* Task goal
Please write out the material below exactly as given.

* Provided data
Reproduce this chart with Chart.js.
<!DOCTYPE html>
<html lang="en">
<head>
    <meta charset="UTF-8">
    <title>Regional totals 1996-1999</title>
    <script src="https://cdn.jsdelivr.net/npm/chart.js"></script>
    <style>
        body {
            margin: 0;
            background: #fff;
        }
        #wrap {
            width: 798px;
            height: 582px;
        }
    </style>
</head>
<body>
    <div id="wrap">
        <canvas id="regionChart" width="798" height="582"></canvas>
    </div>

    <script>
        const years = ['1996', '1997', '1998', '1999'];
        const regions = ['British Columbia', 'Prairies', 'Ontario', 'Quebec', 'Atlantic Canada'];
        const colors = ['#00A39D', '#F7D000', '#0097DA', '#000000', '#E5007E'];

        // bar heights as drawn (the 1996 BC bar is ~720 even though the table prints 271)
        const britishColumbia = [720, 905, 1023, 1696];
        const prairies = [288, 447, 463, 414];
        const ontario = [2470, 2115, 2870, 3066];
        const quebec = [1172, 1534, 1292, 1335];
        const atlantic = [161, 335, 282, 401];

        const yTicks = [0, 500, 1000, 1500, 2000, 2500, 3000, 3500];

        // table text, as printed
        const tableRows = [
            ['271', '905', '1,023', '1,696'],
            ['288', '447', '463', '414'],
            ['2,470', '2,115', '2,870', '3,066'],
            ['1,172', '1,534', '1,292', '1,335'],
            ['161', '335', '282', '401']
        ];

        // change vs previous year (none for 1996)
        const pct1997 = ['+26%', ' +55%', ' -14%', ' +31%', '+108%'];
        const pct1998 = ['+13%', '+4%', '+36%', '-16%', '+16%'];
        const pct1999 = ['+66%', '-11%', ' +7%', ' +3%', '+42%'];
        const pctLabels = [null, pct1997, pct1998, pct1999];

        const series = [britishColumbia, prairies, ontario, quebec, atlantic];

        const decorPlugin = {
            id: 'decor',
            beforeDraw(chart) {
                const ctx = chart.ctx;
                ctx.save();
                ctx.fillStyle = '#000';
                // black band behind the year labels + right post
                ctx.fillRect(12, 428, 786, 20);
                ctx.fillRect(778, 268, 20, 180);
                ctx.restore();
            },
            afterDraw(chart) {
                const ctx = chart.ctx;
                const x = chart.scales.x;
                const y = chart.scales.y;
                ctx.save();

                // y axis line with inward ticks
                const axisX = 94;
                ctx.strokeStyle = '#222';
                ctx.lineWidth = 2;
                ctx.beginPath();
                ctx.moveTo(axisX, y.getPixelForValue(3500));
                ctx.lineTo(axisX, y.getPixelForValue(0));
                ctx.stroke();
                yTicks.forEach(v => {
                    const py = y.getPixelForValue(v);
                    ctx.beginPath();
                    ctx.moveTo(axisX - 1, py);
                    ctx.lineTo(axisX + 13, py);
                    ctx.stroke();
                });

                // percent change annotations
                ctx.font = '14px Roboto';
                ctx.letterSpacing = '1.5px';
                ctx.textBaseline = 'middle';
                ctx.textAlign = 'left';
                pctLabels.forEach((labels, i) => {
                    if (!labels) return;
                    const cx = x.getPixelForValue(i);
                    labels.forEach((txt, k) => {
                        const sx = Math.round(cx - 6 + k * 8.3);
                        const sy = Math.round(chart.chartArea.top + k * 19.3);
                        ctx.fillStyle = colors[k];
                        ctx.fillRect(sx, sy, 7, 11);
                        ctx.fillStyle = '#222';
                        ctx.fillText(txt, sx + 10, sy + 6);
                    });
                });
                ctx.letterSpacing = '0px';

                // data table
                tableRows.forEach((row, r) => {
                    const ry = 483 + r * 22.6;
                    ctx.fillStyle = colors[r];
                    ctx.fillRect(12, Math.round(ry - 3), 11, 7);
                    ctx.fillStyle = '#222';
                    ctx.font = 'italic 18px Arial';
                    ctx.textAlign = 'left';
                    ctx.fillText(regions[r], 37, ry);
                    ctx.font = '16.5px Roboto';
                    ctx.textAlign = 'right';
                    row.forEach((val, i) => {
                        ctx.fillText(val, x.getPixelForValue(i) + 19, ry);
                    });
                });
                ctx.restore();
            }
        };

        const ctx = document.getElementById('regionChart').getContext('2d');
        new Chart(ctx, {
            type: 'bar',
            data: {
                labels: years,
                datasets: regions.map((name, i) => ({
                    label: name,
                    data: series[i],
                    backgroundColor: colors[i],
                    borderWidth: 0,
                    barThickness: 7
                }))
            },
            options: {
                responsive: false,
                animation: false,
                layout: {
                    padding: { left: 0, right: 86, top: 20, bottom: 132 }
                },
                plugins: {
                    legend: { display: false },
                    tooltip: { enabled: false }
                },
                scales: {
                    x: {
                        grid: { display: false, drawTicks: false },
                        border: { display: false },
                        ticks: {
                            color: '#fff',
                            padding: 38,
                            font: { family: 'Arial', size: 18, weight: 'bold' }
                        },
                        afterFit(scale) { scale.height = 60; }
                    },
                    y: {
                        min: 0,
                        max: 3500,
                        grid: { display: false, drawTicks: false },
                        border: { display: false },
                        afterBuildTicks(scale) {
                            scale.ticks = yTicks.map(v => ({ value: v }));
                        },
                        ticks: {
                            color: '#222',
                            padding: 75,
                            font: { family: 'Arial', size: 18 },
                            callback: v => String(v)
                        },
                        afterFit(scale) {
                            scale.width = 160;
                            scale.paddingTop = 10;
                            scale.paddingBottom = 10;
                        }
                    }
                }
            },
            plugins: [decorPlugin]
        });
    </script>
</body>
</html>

* Answer to this task
Reproduce this chart with Chart.js.
<!DOCTYPE html>
<html lang="en">
<head>
    <meta charset="UTF-8">
    <title>Regional totals 1996-1999</title>
    <script src="https://cdn.jsdelivr.net/npm/chart.js"></script>
    <style>
        body {
            margin: 0;
            background: #fff;
        }
        #wrap {
            width: 798px;
            height: 582px;
        }
    </style>
</head>
<body>
    <div id="wrap">
        <canvas id="regionChart" width="798" height="582"></canvas>
    </div>

    <script>
        const years = ['1996', '1997', '1998', '1999'];
        const regions = ['British Columbia', 'Prairies', 'Ontario', 'Quebec', 'Atlantic Canada'];
        const colors = ['#00A39D', '#F7D000', '#0097DA', '#000000', '#E5007E'];

        // bar heights as drawn (the 1996 BC bar is ~720 even though the table prints 271)
        const britishColumbia = [720, 905, 1023, 1696];
        const prairies = [288, 447, 463, 414];
        const ontario = [2470, 2115, 2870, 3066];
        const quebec = [1172, 1534, 1292, 1335];
        const atlantic = [161, 335, 282, 401];

        const yTicks = [0, 500, 1000, 1500, 2000, 2500, 3000, 3500];

        // table text, as printed
        const tableRows = [
            ['271', '905', '1,023', '1,696'],
            ['288', '447', '463', '414'],
            ['2,470', '2,115', '2,870', '3,066'],
            ['1,172', '1,534', '1,292', '1,335'],
            ['161', '335', '282', '401']
        ];

        // change vs previous year (none for 1996)
        const pct1997 = ['+26%', ' +55%', ' -14%', ' +31%', '+108%'];
        const pct1998 = ['+13%', '+4%', '+36%', '-16%', '+16%'];
        const pct1999 = ['+66%', '-11%', ' +7%', ' +3%', '+42%'];
        const pctLabels = [null, pct1997, pct1998, pct1999];

        const series = [britishColumbia, prairies, ontario, quebec, atlantic];

        const decorPlugin = {
            id: 'decor',
            beforeDraw(chart) {
                const ctx = chart.ctx;
                ctx.save();
                ctx.fillStyle = '#000';
                // black band behind the year labels + right post
                ctx.fillRect(12, 428, 786, 20);
                ctx.fillRect(778, 268, 20, 180);
                ctx.restore();
            },
            afterDraw(chart) {
                const ctx = chart.ctx;
                const x = chart.scales.x;
                const y = chart.scales.y;
                ctx.save();

                // y axis line with inward ticks
                const axisX = 94;
                ctx.strokeStyle = '#222';
                ctx.lineWidth = 2;
                ctx.beginPath();
                ctx.moveTo(axisX, y.getPixelForValue(3500));
                ctx.lineTo(axisX, y.getPixelForValue(0));
                ctx.stroke();
                yTicks.forEach(v => {
                    const py = y.getPixelForValue(v);
                    ctx.beginPath();
                    ctx.moveTo(axisX - 1, py);
                    ctx.lineTo(axisX + 13, py);
                    ctx.stroke();
                });

                // percent change annotations
                ctx.font = '14px Roboto';
                ctx.letterSpacing = '1.5px';
                ctx.textBaseline = 'middle';
                ctx.textAlign = 'left';
                pctLabels.forEach((labels, i) => {
                    if (!labels) return;
                    const cx = x.getPixelForValue(i);
                    labels.forEach((txt, k) => {
                        const sx = Math.round(cx - 6 + k * 8.3);
                        const sy = Math.round(chart.chartArea.top + k * 19.3);
                        ctx.fillStyle = colors[k];
                        ctx.fillRect(sx, sy, 7, 11);
                        ctx.fillStyle = '#222';
                        ctx.fillText(txt, sx + 10, sy + 6);
                    });
                });
                ctx.letterSpacing = '0px';

                // data table
                tableRows.forEach((row, r) => {
                    const ry = 483 + r * 22.6;
                    ctx.fillStyle = colors[r];
                    ctx.fillRect(12, Math.round(ry - 3), 11, 7);
                    ctx.fillStyle = '#222';
                    ctx.font = 'italic 18px Arial';
                    ctx.textAlign = 'left';
                    ctx.fillText(regions[r], 37, ry);
                    ctx.font = '16.5px Roboto';
                    ctx.textAlign = 'right';
                    row.forEach((val, i) => {
                        ctx.fillText(val, x.getPixelForValue(i) + 19, ry);
                    });
                });
                ctx.restore();
            }
        };

        const ctx = document.getElementById('regionChart').getContext('2d');
        new Chart(ctx, {
            type: 'bar',
            data: {
                labels: years,
                datasets: regions.map((name, i) => ({
                    label: name,
                    data: series[i],
                    backgroundColor: colors[i],
                    borderWidth: 0,
                    barThickness: 7
                }))
            },
            options: {
                responsive: false,
                animation: false,
                layout: {
                    padding: { left: 0, right: 86, top: 20, bottom: 132 }
                },
                plugins: {
                    legend: { display: false },
                    tooltip: { enabled: false }
                },
                scales: {
                    x: {
                        grid: { display: false, drawTicks: false },
                        border: { display: false },
                        ticks: {
                            color: '#fff',
                            padding: 38,
                            font: { family: 'Arial', size: 18, weight: 'bold' }
                        },
                        afterFit(scale) { scale.height = 60; }
                    },
                    y: {
                        min: 0,
                        max: 3500,
                        grid: { display: false, drawTicks: false },
                        border: { display: false },
                        afterBuildTicks(scale) {
                            scale.ticks = yTicks.map(v => ({ value: v }));
                        },
                        ticks: {
                            color: '#222',
                            padding: 75,
                            font: { family: 'Arial', size: 18 },
                            callback: v => String(v)
                        },
                        afterFit(scale) {
                            scale.width = 160;
                            scale.paddingTop = 10;
                            scale.paddingBottom = 10;
                        }
                    }
                }
            },
            plugins: [decorPlugin]
        });
    </script>
</body>
</html>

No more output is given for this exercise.